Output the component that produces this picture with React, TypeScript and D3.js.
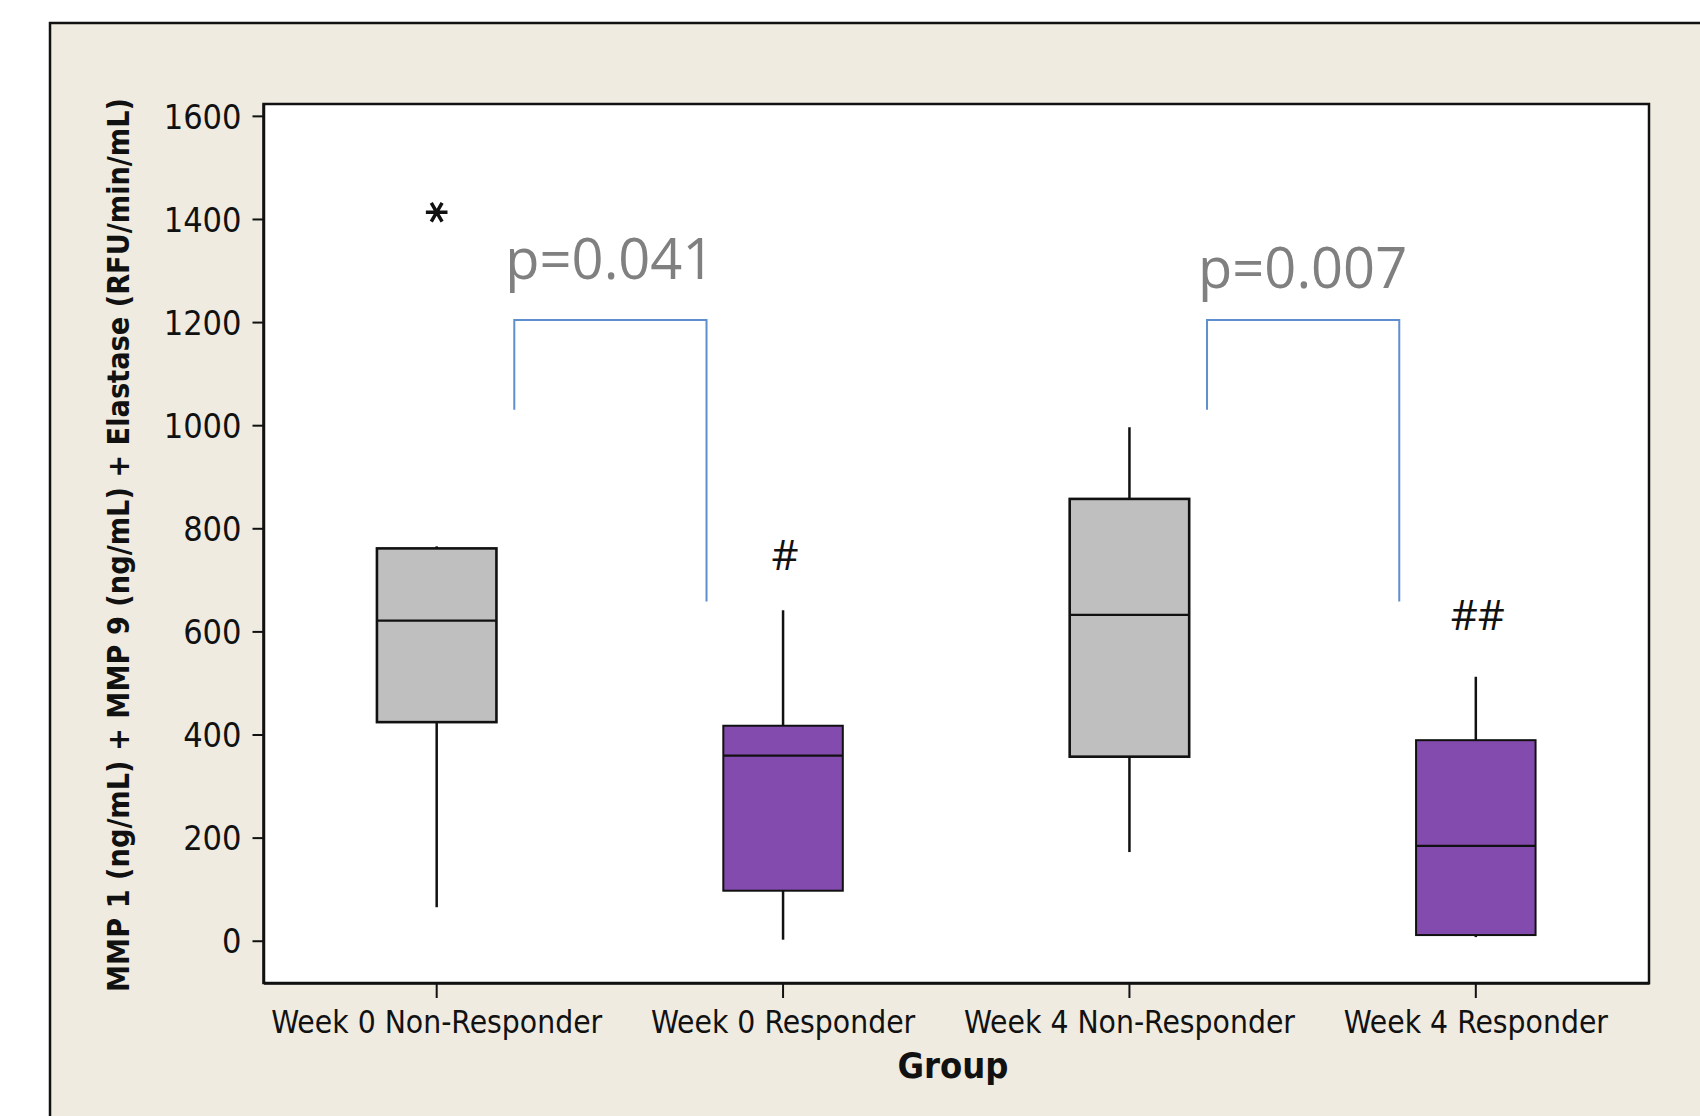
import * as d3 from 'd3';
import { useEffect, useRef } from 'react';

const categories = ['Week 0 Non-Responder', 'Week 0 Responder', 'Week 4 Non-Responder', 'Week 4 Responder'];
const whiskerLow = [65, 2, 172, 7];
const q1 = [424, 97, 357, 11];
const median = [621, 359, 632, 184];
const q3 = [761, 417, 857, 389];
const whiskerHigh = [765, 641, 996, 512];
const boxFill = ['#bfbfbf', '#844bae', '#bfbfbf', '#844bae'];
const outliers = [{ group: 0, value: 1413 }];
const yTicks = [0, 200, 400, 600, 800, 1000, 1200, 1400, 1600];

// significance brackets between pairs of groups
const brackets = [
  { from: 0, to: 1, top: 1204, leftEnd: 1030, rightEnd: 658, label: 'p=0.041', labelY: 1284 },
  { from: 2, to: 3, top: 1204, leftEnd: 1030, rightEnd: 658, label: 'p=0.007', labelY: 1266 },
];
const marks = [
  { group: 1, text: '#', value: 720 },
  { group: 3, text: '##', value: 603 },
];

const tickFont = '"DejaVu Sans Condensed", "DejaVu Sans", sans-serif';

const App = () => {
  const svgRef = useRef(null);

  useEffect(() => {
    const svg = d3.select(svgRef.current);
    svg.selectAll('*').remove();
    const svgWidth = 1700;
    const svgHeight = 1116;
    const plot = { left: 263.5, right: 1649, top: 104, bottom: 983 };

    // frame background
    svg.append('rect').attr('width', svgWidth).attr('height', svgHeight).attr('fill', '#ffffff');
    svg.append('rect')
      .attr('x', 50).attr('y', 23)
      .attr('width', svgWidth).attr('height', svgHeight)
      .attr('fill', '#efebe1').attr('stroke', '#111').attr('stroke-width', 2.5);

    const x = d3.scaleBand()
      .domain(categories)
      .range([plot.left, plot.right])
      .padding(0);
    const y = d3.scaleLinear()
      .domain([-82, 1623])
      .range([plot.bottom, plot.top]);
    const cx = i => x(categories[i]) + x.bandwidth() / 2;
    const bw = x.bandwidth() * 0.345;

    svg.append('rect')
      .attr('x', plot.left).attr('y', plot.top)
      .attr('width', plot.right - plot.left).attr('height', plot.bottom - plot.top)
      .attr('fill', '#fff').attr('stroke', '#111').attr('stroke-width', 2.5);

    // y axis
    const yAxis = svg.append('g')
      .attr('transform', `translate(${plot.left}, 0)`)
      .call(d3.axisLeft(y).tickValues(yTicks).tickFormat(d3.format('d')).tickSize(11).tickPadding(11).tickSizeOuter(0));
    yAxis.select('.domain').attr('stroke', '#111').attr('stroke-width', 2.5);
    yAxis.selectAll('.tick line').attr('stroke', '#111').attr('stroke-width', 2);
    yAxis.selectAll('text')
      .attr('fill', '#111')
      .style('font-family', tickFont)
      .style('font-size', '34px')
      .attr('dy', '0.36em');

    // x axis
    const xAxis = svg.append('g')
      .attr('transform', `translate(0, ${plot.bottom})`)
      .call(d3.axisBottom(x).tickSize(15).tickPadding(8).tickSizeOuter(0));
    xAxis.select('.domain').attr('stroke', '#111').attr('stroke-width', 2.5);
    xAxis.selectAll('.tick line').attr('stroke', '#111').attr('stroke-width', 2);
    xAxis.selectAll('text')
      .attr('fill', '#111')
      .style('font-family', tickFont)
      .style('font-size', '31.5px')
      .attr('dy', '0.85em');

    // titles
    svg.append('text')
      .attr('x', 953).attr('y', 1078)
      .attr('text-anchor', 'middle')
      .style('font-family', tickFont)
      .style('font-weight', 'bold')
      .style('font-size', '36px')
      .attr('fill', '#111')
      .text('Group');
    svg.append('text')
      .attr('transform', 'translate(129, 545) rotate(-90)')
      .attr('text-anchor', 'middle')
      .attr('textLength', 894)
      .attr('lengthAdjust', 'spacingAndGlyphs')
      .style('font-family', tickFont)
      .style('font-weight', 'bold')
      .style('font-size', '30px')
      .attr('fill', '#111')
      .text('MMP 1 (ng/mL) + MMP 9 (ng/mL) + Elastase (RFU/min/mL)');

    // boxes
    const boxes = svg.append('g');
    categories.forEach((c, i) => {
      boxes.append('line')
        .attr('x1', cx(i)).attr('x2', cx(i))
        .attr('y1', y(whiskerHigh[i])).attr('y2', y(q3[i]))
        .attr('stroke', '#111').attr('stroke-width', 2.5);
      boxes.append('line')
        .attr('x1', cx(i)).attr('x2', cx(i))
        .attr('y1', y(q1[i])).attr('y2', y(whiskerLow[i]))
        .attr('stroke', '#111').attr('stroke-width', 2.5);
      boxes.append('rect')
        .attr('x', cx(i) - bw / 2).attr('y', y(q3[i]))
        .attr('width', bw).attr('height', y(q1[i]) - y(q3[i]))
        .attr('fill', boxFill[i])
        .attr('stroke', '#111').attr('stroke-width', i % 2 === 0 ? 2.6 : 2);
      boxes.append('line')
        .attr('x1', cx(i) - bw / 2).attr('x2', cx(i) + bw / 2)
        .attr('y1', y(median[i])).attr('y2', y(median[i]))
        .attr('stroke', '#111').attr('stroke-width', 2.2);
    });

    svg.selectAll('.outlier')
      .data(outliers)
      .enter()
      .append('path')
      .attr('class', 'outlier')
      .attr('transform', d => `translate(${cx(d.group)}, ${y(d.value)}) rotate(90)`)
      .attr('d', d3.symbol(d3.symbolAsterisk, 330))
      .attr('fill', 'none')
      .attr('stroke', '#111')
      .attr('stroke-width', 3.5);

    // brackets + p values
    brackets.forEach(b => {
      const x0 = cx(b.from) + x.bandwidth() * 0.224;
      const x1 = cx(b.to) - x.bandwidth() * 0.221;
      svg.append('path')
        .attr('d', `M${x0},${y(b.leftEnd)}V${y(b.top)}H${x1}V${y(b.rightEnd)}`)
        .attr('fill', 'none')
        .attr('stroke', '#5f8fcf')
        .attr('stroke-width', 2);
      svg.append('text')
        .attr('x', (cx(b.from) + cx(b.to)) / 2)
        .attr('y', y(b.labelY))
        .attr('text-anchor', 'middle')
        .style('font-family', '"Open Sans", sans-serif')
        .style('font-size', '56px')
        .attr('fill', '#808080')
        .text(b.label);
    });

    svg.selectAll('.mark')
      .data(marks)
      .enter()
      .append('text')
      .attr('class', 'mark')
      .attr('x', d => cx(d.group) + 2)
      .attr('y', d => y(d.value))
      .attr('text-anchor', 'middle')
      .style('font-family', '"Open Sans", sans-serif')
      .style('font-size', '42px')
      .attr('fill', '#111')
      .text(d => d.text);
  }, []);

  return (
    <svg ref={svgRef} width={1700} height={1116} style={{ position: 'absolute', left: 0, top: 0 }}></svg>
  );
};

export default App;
• • •
*WHAT TO PRODUCE*.
Your task is to return the lines above, from the first one up to and including the line containing "const bw = x.bandwidth() * 0.345;", minus any pictures.

*WRITTEN ANSWER*.
Output the component that produces this picture with React, TypeScript and D3.js.
import * as d3 from 'd3';
import { useEffect, useRef } from 'react';

const categories = ['Week 0 Non-Responder', 'Week 0 Responder', 'Week 4 Non-Responder', 'Week 4 Responder'];
const whiskerLow = [65, 2, 172, 7];
const q1 = [424, 97, 357, 11];
const median = [621, 359, 632, 184];
const q3 = [761, 417, 857, 389];
const whiskerHigh = [765, 641, 996, 512];
const boxFill = ['#bfbfbf', '#844bae', '#bfbfbf', '#844bae'];
const outliers = [{ group: 0, value: 1413 }];
const yTicks = [0, 200, 400, 600, 800, 1000, 1200, 1400, 1600];

// significance brackets between pairs of groups
const brackets = [
  { from: 0, to: 1, top: 1204, leftEnd: 1030, rightEnd: 658, label: 'p=0.041', labelY: 1284 },
  { from: 2, to: 3, top: 1204, leftEnd: 1030, rightEnd: 658, label: 'p=0.007', labelY: 1266 },
];
const marks = [
  { group: 1, text: '#', value: 720 },
  { group: 3, text: '##', value: 603 },
];

const tickFont = '"DejaVu Sans Condensed", "DejaVu Sans", sans-serif';

const App = () => {
  const svgRef = useRef(null);

  useEffect(() => {
    const svg = d3.select(svgRef.current);
    svg.selectAll('*').remove();
    const svgWidth = 1700;
    const svgHeight = 1116;
    const plot = { left: 263.5, right: 1649, top: 104, bottom: 983 };

    // frame background
    svg.append('rect').attr('width', svgWidth).attr('height', svgHeight).attr('fill', '#ffffff');
    svg.append('rect')
      .attr('x', 50).attr('y', 23)
      .attr('width', svgWidth).attr('height', svgHeight)
      .attr('fill', '#efebe1').attr('stroke', '#111').attr('stroke-width', 2.5);

    const x = d3.scaleBand()
      .domain(categories)
      .range([plot.left, plot.right])
      .padding(0);
    const y = d3.scaleLinear()
      .domain([-82, 1623])
      .range([plot.bottom, plot.top]);
    const cx = i => x(categories[i]) + x.bandwidth() / 2;
    const bw = x.bandwidth() * 0.345;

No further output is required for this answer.